7. Tax laws are always changing. What works this year to avert taxes may not work next year. Making big changes every year to take advantage of new tax laws is not an efficient way to run a portfolio.
For all of these reasons, I’ve come to the conclusion that smart investing decisions and smart tax decisions are not necessarily the same thing. Optimizing a portfolio to minimize taxes does not optimize for maximum returns.
Instead, I try to make smart investing decisions that will maximize returns and then let the taxes fall where they may.
Planning For 15% Taxes
In a sense, hitting the 15% tax rate is going to be inevitable for the Tako family. With $2 million in taxable investments, we’re already getting close to that income level with just dividends (completely ignoring ordinary income and capital gains here).
Once our taxable portfolio grows to about $2.6 million in taxable investments we’ll easily be blowing past $77,200 every stinking year from dividends alone. Furthermore, if I assume a 6% annual return, that $2.6 million is only 5 years away!
Given this reality, we might as well just plan on having 15% taxes every year for our “investment income only” budget. This has been my strategy for the past few years and we’ve been budgeting assuming the 15% rate.
(Note: The 15% bracket has plenty of room for higher investment income before we hit 20%.)
Now that I’m freed from thinking I must forever maintain a 0% tax rate, I’m open to making smart investing decisions that will maximize my long-term returns.
This doesn’t mean I completely ignore taxes either — It’s important to be cognisant of my required rate of return after taxes. If I can invest in a low-risk tax-free bond fund earning 4%, this means I must earn a taxable return exceeding 4.7% before it’s worth investing in a taxable investment. Every new investment should be measured against this yardstick.
OK, so I’m the first to admit that everyone’s tax situation is going to be different. Taxes in the US are extremely complex, and there are many variables that can alter the tax equation. I obviously don’t have the time to cover every scenario and contingency here.
My real-world scenario of constantly bumping into the top of the 0% bracket is very real for my personal situation, but it might not be a problem for people with smaller-sized portfolios.

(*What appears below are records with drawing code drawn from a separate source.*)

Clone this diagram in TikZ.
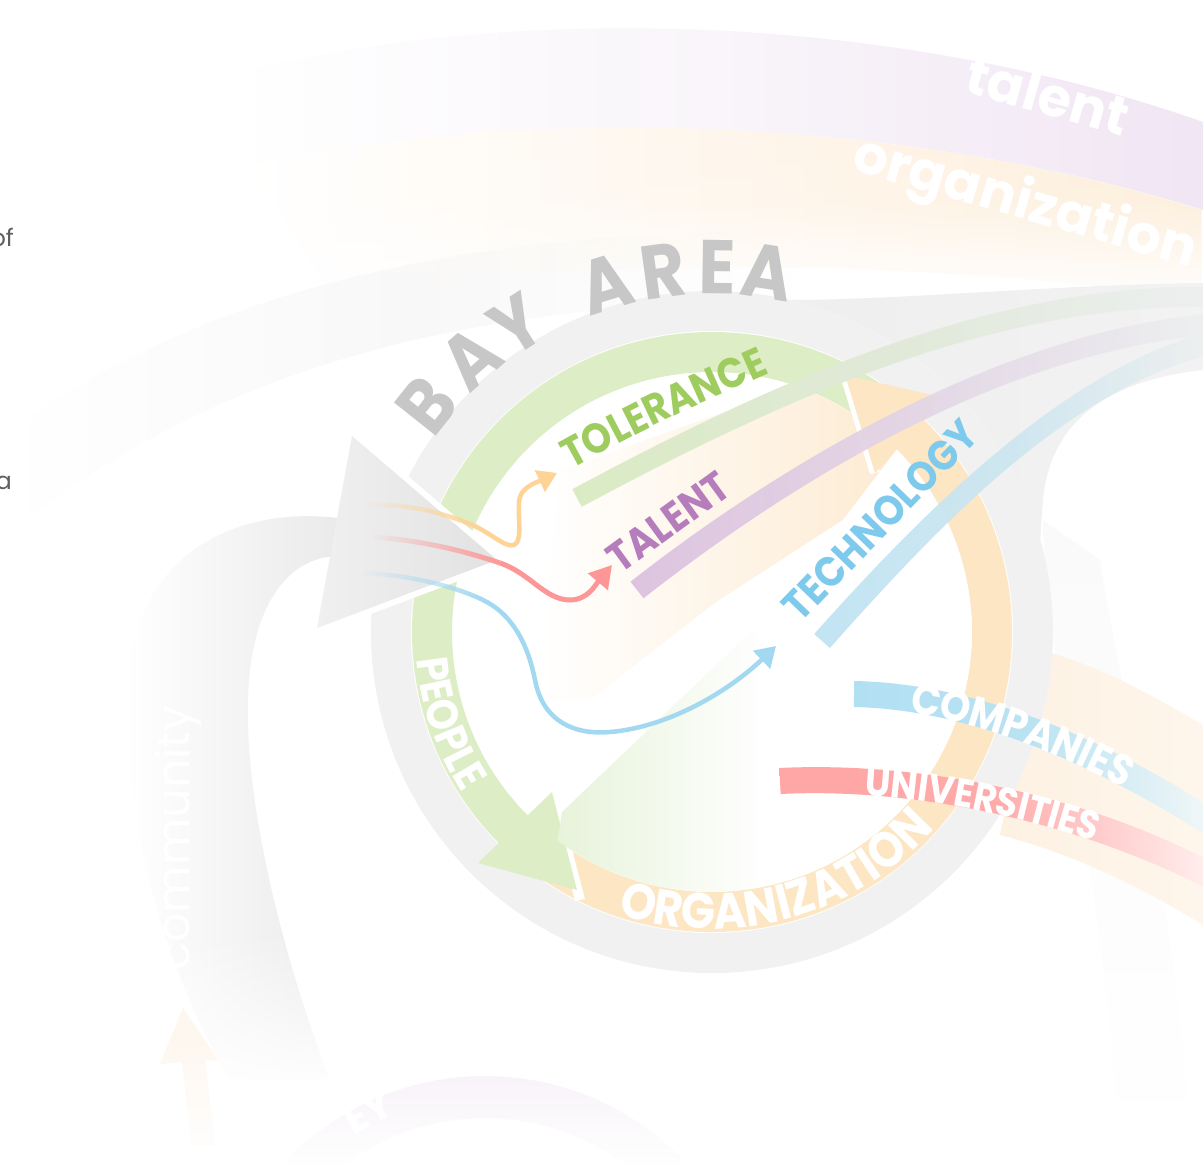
\documentclass[tikz,border=0pt]{standalone}
\usepackage{fontspec}
\setmainfont{Poppins}
\newfontfamily\lblfam[FakeStretch=0.9]{Poppins}
\usetikzlibrary{calc,decorations.text,fadings,arrows.meta}

\definecolor{ringgray}{HTML}{F1F1F1}
\definecolor{ringgreen}{HTML}{DDEDC6}
\definecolor{ringorange}{HTML}{FDE6C3}
\definecolor{tolgreen}{HTML}{9FCC5E}
\definecolor{talpurple}{HTML}{B67DBC}
\definecolor{techblue}{HTML}{7DCAEC}
\definecolor{baygray}{HTML}{C7C7C7}
\definecolor{curvorange}{HTML}{FDD496}
\definecolor{curvred}{HTML}{FD9797}
\definecolor{curvblue}{HTML}{A3D8F1}
\definecolor{bandgreen}{HTML}{DAEBC4}
\definecolor{bandgreenmid}{HTML}{E0E9D8}
\definecolor{bandpurple}{HTML}{DCC1DF}
\definecolor{bandpurplemid}{HTML}{E3D6E6}
\definecolor{bandblue}{HTML}{BFE3F3}
\definecolor{bandbluemid}{HTML}{CDE6F0}
\definecolor{bandend}{HTML}{EDEFEF}
\definecolor{compblue}{HTML}{B2E0F3}
\definecolor{compbluemid}{HTML}{B9E2F2}
\definecolor{compend}{HTML}{EFF6F7}
\definecolor{univred}{HTML}{FFA6A6}
\definecolor{univredmid}{HTML}{FFAAAA}
\definecolor{univend}{HTML}{FFEDEC}
\definecolor{textgray}{HTML}{5F5F5F}
\definecolor{bgpurple}{HTML}{F1E6F4}
\definecolor{bgpurplemid}{HTML}{F9F5FA}
\definecolor{bgorange}{HTML}{FDEDD8}
\definecolor{bggray}{HTML}{F8F8F8}
\definecolor{loopgray}{HTML}{EAEAEA}
\definecolor{trunkgray}{HTML}{EEEEEE}
\definecolor{trunkgrayb}{HTML}{F2F2F2}
\definecolor{faintgray}{HTML}{FAFAFA}
\definecolor{faintorange}{HTML}{FDF1E2}
\definecolor{faintorangeb}{HTML}{FEF6EC}
\definecolor{faintorangec}{HTML}{FEF7EF}
\definecolor{faintpurple}{HTML}{F5EEF7}
\definecolor{peach}{HTML}{FDEBD2}
\definecolor{palegreen}{HTML}{E5F2D7}
\definecolor{arrowgrayl}{HTML}{F0F0F0}
\definecolor{arrowgrayr}{HTML}{E2E2E2}

\newcommand\fLbl{\lblfam\bfseries\fontsize{42}{50}\selectfont}
\newcommand\fPeople{\lblfam\bfseries\fontsize{44}{50}\selectfont}
\newcommand\fOrg{\lblfam\bfseries\fontsize{50}{56}\selectfont}
\newcommand\fComp{\lblfam\bfseries\fontsize{43}{50}\selectfont}
\newcommand\fUniv{\lblfam\bfseries\fontsize{40}{48}\selectfont}
\newcommand\fBay{\lblfam\bfseries\fontsize{76}{80}\selectfont}
\newcommand\fBig{\bfseries\fontsize{54}{60}\selectfont}
\newcommand\fFaint{\bfseries\fontsize{40}{46}\selectfont}
\newcommand\fComm{\fontsize{46}{52}\selectfont}
\newcommand\fSide{\fontsize{24}{28}\selectfont}

\tikzfading[name=fadein, left color=transparent!100, right color=transparent!0]
\tikzfading[name=fadebottom, top color=transparent!100, bottom color=transparent!0]
\tikzfading[name=fadelower, top color=transparent!0, bottom color=transparent!100, middle color=transparent!15]

\begin{document}
\begin{tikzpicture}[x=1pt,y=-1pt,
  ringband/.style={line width=40pt},
  baylbl/.style={text=baygray, font=\fBay, inner sep=0pt},
  whitebig/.style={text=white, font=\fBig, inner sep=0pt},
  faintlbl/.style={text=white, font=\fFaint, inner sep=0pt},
  sidelbl/.style={text=textgray, font=\fSide, inner sep=0pt},
  innerlbl/.style={font=\fLbl, inner sep=0pt}]
\useasboundingbox (0,0) rectangle (1203,1165);
\fill[white] (0,0) rectangle (1203,1165);
\coordinate (C) at (712,632);

% ---------- faint background ----------
\shade[left color=white, right color=white, middle color=bggray]
  (0,440) .. controls (180,300) and (450,225) .. (820,232) -- (820,300)
  .. controls (480,300) and (220,360) .. (0,540) -- cycle;
\shade[left color=white, right color=bgpurple, middle color=bgpurplemid]
  (230,75) .. controls (520,0) and (900,15) .. (1203,122) -- (1203,210)
  .. controls (900,115) and (520,105) .. (250,165) -- cycle;
\shade[left color=white, right color=bgorange, path fading=fadelower]
  (250,165) .. controls (520,105) and (900,115) .. (1203,210) -- (1203,300)
  .. controls (950,262) and (650,255) .. (330,290) -- cycle;
\shade[left color=white, right color=loopgray]
  (338,518) .. controls (230,505) and (130,560) .. (128,690)
  .. controls (125,820) and (160,960) .. (230,1080) -- (330,1080)
  .. controls (280,950) and (245,800) .. (248,700)
  .. controls (250,610) and (285,557) .. (338,556) -- cycle;
\fill[white, path fading=fadebottom] (120,930) rectangle (345,1090);
\shade[left color=trunkgray, right color=trunkgrayb]
  (790,300) .. controls (900,300) and (1050,285) .. (1203,283) -- (1203,370)
  .. controls (1110,380) and (1050,420) .. (1043,500)
  .. controls (1036,580) and (1040,640) .. (1055,720) -- (712,632) -- cycle;
\shade[top color=faintgray, bottom color=white]
  (1043,520) .. controls (1050,700) and (1110,900) .. (1120,1165)
  -- (1190,1165) .. controls (1180,900) and (1120,700) .. (1100,560) -- cycle;
\shade[left color=faintorange, right color=faintorangeb]
  (1040,650) .. controls (1100,665) and (1160,700) .. (1203,725) -- (1203,925)
  .. controls (1130,880) and (1060,850) .. (1000,835) -- cycle;
\coordinate (B2) at (485,1352);
\draw[faintpurple, line width=42pt] ($(B2)+(-145:255)$) arc[start angle=-145, end angle=-35, radius=255];
\fill[faintorangec] (183,1008) -- (218,1060) -- (205,1060) -- (215,1145) -- (192,1145)
  -- (182,1062) -- (160,1064) -- cycle;

\node[whitebig, rotate=-16] (talentbg) at (1048,95) {talent};
\node[whitebig, rotate=-16] (orgbg) at (1025,205) {organization};
\node[faintlbl, rotate=90, font=\fComm] (community) at (178,838) {community};
\node[faintlbl, rotate=35] (inbg) at (178,528) {in};
\node[faintlbl, rotate=28] (eybg) at (368,1112) {EY};

% ---------- ring ----------
\fill[white] (C) circle[radius=341];
\draw[ringgray, ringband] (C) circle[radius=321];

\begin{scope}
  \clip (C) circle[radius=259.5];
  \shade[left color=white, right color=peach]
    (560,470) -- (850,368) -- (898,448) -- (843,520) -- (715,603) -- (590,700) -- (540,700) -- cycle;
\end{scope}

\draw[ringgreen, ringband] ($(C)+(-50:280)$) arc[start angle=-50, end angle=-225, radius=280];
\draw[ringorange, ringband] ($(C)+(-232:280)$) arc[start angle=-232, end angle=-405, radius=280];

% green arrowhead
\draw[white, line width=10pt] (552,792) -- (580,900);
\fill[ringgreen] (552,792) -- (478,863) -- (577,890) -- cycle;
% orange arrowhead
\draw[white, line width=10pt] (845,375) -- (875,473);
\fill[ringorange] (845,375) -- (945,398) -- (875,473) -- cycle;

% white stripe and pale green wedge
\begin{scope}
  \clip (C) circle[radius=259.5];
  \fill[white] (898,448) -- (843,520) -- (715,603) -- (590,700) -- (590,950) -- (1000,950) -- (1000,448) -- cycle;
  \shade[left color=palegreen, right color=white, middle color=white]
    (562,812) -- (800,585) -- (990,585) -- (990,950) -- (540,950) -- cycle;
\end{scope}

% big gray arrowhead
\draw[white, line width=12pt, line join=round] (352,436) -- (497,560) -- (317,628);
\shade[left color=arrowgrayl, right color=arrowgrayr] (352,436) -- (497,560) -- (317,628) -- cycle;

% ---------- bands ----------
\shade[left color=bandgreen, right color=bandend, middle color=bandgreenmid]
  (572.3,489.2) .. controls (755.3,391.2) and (980,285) .. (1203,287) -- (1203,307)
  .. controls (980,305) and (764.7,408.8) .. (581.7,506.8) -- cycle;
\shade[left color=bandpurple, right color=bandend, middle color=bandpurplemid, opacity=0.95]
  (630.5,581.7) .. controls (783.5,461.7) and (1000,334.45) .. (1203,314.45) -- (1203,335.55)
  .. controls (1000,355.55) and (796.5,478.3) .. (643.5,598.3) -- cycle;
\shade[left color=bandblue, right color=bandend, middle color=bandbluemid, opacity=0.95]
  (814.2,634) .. controls (922.2,513) and (1060,373.6) .. (1203,333.6) -- (1203,356.4)
  .. controls (1060,396.4) and (937.8,527) .. (829.8,648) -- cycle;

\shade[left color=compblue, right color=compend, middle color=compbluemid]
  (854.25,681) .. controls (960.25,683) and (1080,724.7) .. (1203,802.7) -- (1203,833.3)
  .. controls (1080,755.3) and (959.75,709) .. (853.75,707) -- cycle;
\shade[left color=univred, right color=univend, middle color=univredmid]
  (779.35,768) .. controls (899.35,762) and (1060,785.45) .. (1203,857.45) -- (1203,886.55)
  .. controls (1060,814.55) and (900.65,788) .. (780.65,794) -- cycle;

\path[decorate, decoration={text along path, text={|\fComp|COMPANIES}, text color=white,
  text align={left indent=58pt}, raise=-14pt}]
  (854,694) .. controls (960,696) and (1080,740) .. (1203,818);
\path[decorate, decoration={text along path, text={|\fUniv|UNIVERSITIES}, text color=white,
  text align={left indent=86pt}, raise=-14pt}]
  (780,781) .. controls (900,775) and (1060,800) .. (1203,872);

% ---------- curvy arrows ----------
\coordinate (oS) at (367,505); \coordinate (oJ) at (470,524); \coordinate (oE) at (557,473);
\draw[curvorange, line width=4.5pt, path fading=fadein] (oS) .. controls (410,504) and (440,512) .. (oJ);
\draw[curvorange, line width=4.5pt, -{Triangle[length=19pt,width=23pt]}]
  (oJ) .. controls (490,532) and (505,548) .. (514,545) .. controls (524,541) and (516,510) .. (520,497)
  .. controls (523,486) and (540,481) .. (oE);
\coordinate (rS) at (372,537); \coordinate (rJ) at (500,563); \coordinate (rE) at (612,565);
\draw[curvred, line width=5pt, path fading=fadein] (rS) .. controls (420,540) and (465,551) .. (rJ);
\draw[curvred, line width=5pt, -{Triangle[length=22pt,width=25pt]}]
  (rJ) .. controls (530,573) and (545,600) .. (570,600) .. controls (588,600) and (596,584) .. (rE);
\coordinate (bS) at (362,573); \coordinate (bJ) at (483,600); \coordinate (bE) at (776,646);
\draw[curvblue, line width=4.5pt, path fading=fadein] (bS) .. controls (400,574) and (450,584) .. (bJ);
\draw[curvblue, line width=4.5pt, -{Triangle[length=20pt,width=24pt]}]
  (bJ) .. controls (510,613) and (527,640) .. (535,680) .. controls (543,722) and (575,735) .. (610,732)
  .. controls (670,727) and (730,690) .. (bE);

% ---------- labels ----------
\path[decorate, decoration={text along path, text={|\fLbl|TOLERANCE}, text color=tolgreen, text align=center}]
  (552,480) .. controls (652,425) .. (790,364);
\node[innerlbl, text=talpurple, rotate=36] (talent) at (668,522) {TALENT};
\node[innerlbl, text=techblue, rotate=46] (tech) at (880,520) {TECHNOLOGY};

\path[decorate, decoration={text along path, text={|\fPeople|PEOPLE}, text color=white, text align=center}]
  ($(C)+(-170:297)$) arc[start angle=-170, end angle=-228, radius=297];
\path[decorate, decoration={text along path, text={|\fOrg|ORGANIZATION}, text color=white, text align=center}]
  ($(C)+(-235:297)$) arc[start angle=-235, end angle=-335, radius=297];

\foreach \ch/\a [count=\i] in {B/141.5, A/131.3, Y/122.5, A/107, R/97.8, E/89.2, A/81.2}
  \node[baylbl, rotate=\a-90, anchor=base] (bay\i) at ($(C)+(-\a:338)$) {\ch};

\node[sidelbl, anchor=base east] (of) at (14,246) {of};
\node[sidelbl, anchor=base east] (a) at (12,489) {a};

% bottom fade
\fill[white, path fading=fadebottom] (0,1030) rectangle (1203,1165);
\end{tikzpicture}
\end{document}
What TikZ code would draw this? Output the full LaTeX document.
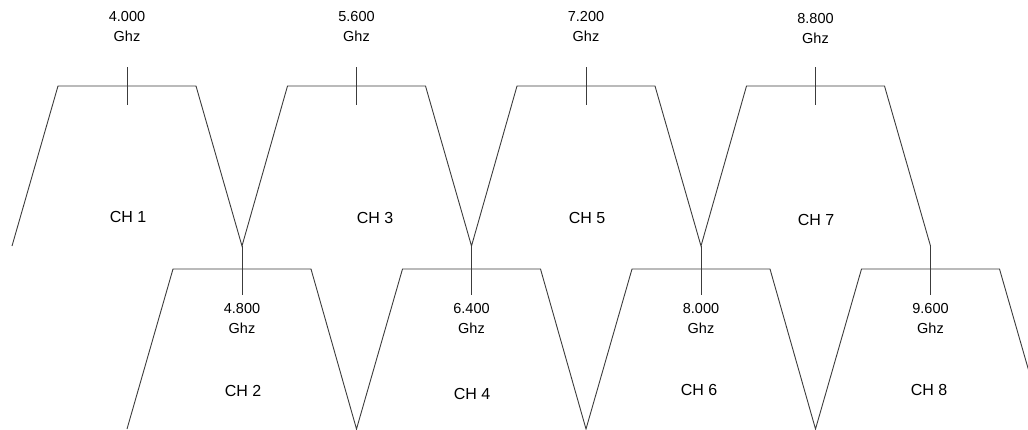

Maybe there is a scenario where you can minimize your taxable income and keep earning high rates of return without overpaying for growth stocks or inadvertently lowering your returns. If you know how to do this, I’d love to hear about it in the comments
However, I suspect if you intend to live a middle-class lifestyle you’ll probably spend somewhere around the national average of $58k annually. If that’s the case, you might be bumping into those higher tax brackets sooner than you think.
Welcome to the really-real world my friends.